At this point of residency, I have not seen any bogong moths in real (and likely I will not see them as the timing is a little earlier than their migration season). Yet I have seen the signs of their coming in shadows of trees and in contours of mountains. I have witnessed the boundless sea of the mountains which showed an image of the crowd of moths nearing to me. They have been captured to be audio-visual materials with which I can now start working, and joining images and sounds together. I hope that something will emerge from them, like how imago would fly out quietly. I also expect that in the process of making artwork, my body would embody a life again while it will be metamorphosed into… something perhaps I cannot know at this point yet.

Speaking of my body, this morning it felt emptier than yesterday, almost like being an ecdysis. My soul floated and drifted, bit like a worried fire, looking for somewhere to land. Since all the footages and sound recordings are still digitally stored inside of the hard disk, my soul, instead, temporarily dwelled in the pieces of granite, leaves, barks and stones that I have collected since I started the residency. They are most simple fragments of natural life, which not only reminds us the beauty and the wonder of the world, but actually embodies and holds them. I thought that feeling emptied never be easy but worthwhile if it saves for the life’s metamorphosis and the art’s transformation, for embodying the world that is beautiful and wonderful.

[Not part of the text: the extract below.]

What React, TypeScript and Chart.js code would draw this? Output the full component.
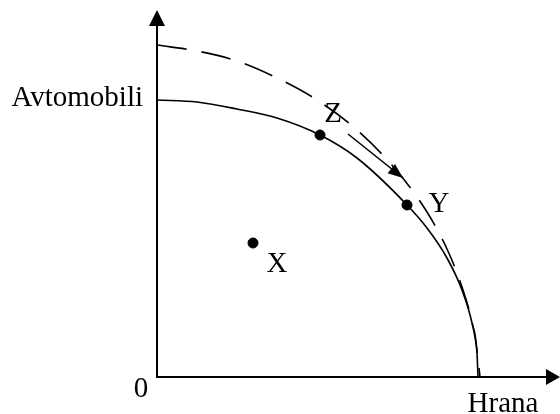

Soon after, I received a message from the hermit lady who wrote in recalling our walk that “how wonderful our world is when we allow nature to exist alongside us”. So I replied, “It is so true that the wonder of the world is in the nature with us.” I then pondered with thoughts: if ‘what animates the world’ would distinguish us and nature, especially in the context of this land whose original people obtain quite different and distinct words, images and sounds. I have just began to learn the indigenous culture here but I hope to be able to touch on it in my next blog entry.

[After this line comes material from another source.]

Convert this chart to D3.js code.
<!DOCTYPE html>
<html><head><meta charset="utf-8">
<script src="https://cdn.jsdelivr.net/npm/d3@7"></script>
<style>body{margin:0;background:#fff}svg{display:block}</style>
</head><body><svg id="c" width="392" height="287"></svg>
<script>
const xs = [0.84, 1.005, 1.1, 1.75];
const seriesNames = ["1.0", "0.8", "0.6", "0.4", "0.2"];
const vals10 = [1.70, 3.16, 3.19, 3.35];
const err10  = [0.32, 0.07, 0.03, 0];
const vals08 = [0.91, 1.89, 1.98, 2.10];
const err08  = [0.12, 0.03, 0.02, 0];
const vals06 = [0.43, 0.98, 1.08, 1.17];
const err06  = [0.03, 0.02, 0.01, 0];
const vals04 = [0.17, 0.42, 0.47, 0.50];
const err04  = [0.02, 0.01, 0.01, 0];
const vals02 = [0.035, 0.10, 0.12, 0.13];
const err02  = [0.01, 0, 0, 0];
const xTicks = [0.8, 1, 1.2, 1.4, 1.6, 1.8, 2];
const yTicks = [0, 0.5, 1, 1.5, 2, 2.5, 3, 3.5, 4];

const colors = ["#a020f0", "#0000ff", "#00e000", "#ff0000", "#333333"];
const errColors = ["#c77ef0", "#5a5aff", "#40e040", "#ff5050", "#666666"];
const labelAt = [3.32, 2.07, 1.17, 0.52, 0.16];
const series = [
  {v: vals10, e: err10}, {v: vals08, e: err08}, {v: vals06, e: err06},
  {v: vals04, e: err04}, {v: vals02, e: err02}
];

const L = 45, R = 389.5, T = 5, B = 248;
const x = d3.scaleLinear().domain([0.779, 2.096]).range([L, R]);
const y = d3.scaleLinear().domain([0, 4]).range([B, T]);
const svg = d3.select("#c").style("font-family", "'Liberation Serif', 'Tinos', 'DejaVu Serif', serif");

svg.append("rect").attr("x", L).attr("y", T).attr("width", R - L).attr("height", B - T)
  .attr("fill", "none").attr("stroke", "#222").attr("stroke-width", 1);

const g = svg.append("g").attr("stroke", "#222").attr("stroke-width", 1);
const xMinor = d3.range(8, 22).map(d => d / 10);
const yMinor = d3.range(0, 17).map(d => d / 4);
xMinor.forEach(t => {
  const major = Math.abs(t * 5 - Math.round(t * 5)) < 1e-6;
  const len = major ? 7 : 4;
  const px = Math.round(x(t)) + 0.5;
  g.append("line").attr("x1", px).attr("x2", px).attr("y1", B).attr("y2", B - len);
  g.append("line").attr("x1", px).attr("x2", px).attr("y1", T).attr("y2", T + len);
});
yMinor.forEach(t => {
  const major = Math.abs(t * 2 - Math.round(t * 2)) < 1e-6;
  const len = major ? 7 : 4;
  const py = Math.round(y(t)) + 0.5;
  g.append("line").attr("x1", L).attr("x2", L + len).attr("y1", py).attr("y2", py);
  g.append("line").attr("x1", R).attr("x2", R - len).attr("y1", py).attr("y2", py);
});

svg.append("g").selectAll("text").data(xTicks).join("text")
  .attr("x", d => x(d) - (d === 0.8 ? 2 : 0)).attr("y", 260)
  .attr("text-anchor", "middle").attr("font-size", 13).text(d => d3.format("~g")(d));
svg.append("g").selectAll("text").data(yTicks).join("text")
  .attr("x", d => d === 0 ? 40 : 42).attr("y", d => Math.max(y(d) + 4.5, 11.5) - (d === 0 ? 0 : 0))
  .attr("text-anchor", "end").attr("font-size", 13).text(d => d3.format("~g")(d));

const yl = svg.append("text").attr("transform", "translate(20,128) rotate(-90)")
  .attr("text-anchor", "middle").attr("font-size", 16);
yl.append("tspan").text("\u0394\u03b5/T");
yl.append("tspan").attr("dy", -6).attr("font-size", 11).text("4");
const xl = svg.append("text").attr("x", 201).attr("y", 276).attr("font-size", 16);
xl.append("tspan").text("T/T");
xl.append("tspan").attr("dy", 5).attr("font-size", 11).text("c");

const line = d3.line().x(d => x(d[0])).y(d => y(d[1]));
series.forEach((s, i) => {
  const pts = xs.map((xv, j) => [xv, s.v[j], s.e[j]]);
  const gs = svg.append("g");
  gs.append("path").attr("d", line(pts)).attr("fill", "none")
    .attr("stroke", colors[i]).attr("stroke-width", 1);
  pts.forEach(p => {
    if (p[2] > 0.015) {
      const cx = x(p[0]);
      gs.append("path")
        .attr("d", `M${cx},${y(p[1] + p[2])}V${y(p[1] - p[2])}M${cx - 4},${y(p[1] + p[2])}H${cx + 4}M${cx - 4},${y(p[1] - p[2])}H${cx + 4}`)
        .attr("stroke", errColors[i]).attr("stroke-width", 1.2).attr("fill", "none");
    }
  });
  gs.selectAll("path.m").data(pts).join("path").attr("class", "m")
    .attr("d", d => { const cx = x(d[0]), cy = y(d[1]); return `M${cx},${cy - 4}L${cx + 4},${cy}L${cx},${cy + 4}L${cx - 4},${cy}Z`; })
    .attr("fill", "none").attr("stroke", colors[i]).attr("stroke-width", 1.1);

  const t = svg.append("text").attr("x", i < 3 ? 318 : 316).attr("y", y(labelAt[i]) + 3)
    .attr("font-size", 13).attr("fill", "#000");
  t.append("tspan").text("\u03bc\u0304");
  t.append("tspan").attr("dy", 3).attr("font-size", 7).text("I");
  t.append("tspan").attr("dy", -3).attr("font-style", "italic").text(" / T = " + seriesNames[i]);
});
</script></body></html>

For now, I shall close this entry by introducing the lyrics of the song, Path of the wind, from our favorite film, Totoro. The relics is by Hayao Miyazaki who, the director of the film, who has insistingly expressed and claimed ‘co-living’ between human and nature for the last 40 years. To me, the music carries a sense of romantic wonder, a sense of awe with spirits in nature, and a sense of care and love for others. And I would like to think that all of these sensitivities form the base of ‘human-nature’.

風の通り道
Path of the wind
(music: Joe Hisaishi & lyrics: Hayao Miyazaki)

森の奥で生まれた風が 原っぱにひとり立つ楡の木
フワリかすりやって来た あれは風のとおり道
The wind born in the depths of a forest
softly came skirting an elm tree
standing alone in the filed
That is the the path of the wind

森の奥で生まれた風が 見えない手さしのべて麦の穂
フワリかすめあたなの髪を 揺らして通り過ぎていく
The wind born in the depths of a forest
held out its invisible hand
softly skirting barley
and passed by your hair

はるかな地 旅行く風 道しるべ
ひとり行く あなたに贈る髪の飾り
The wind on a journey to the boundless land is a guide post
or a hair ornament for you walking alone.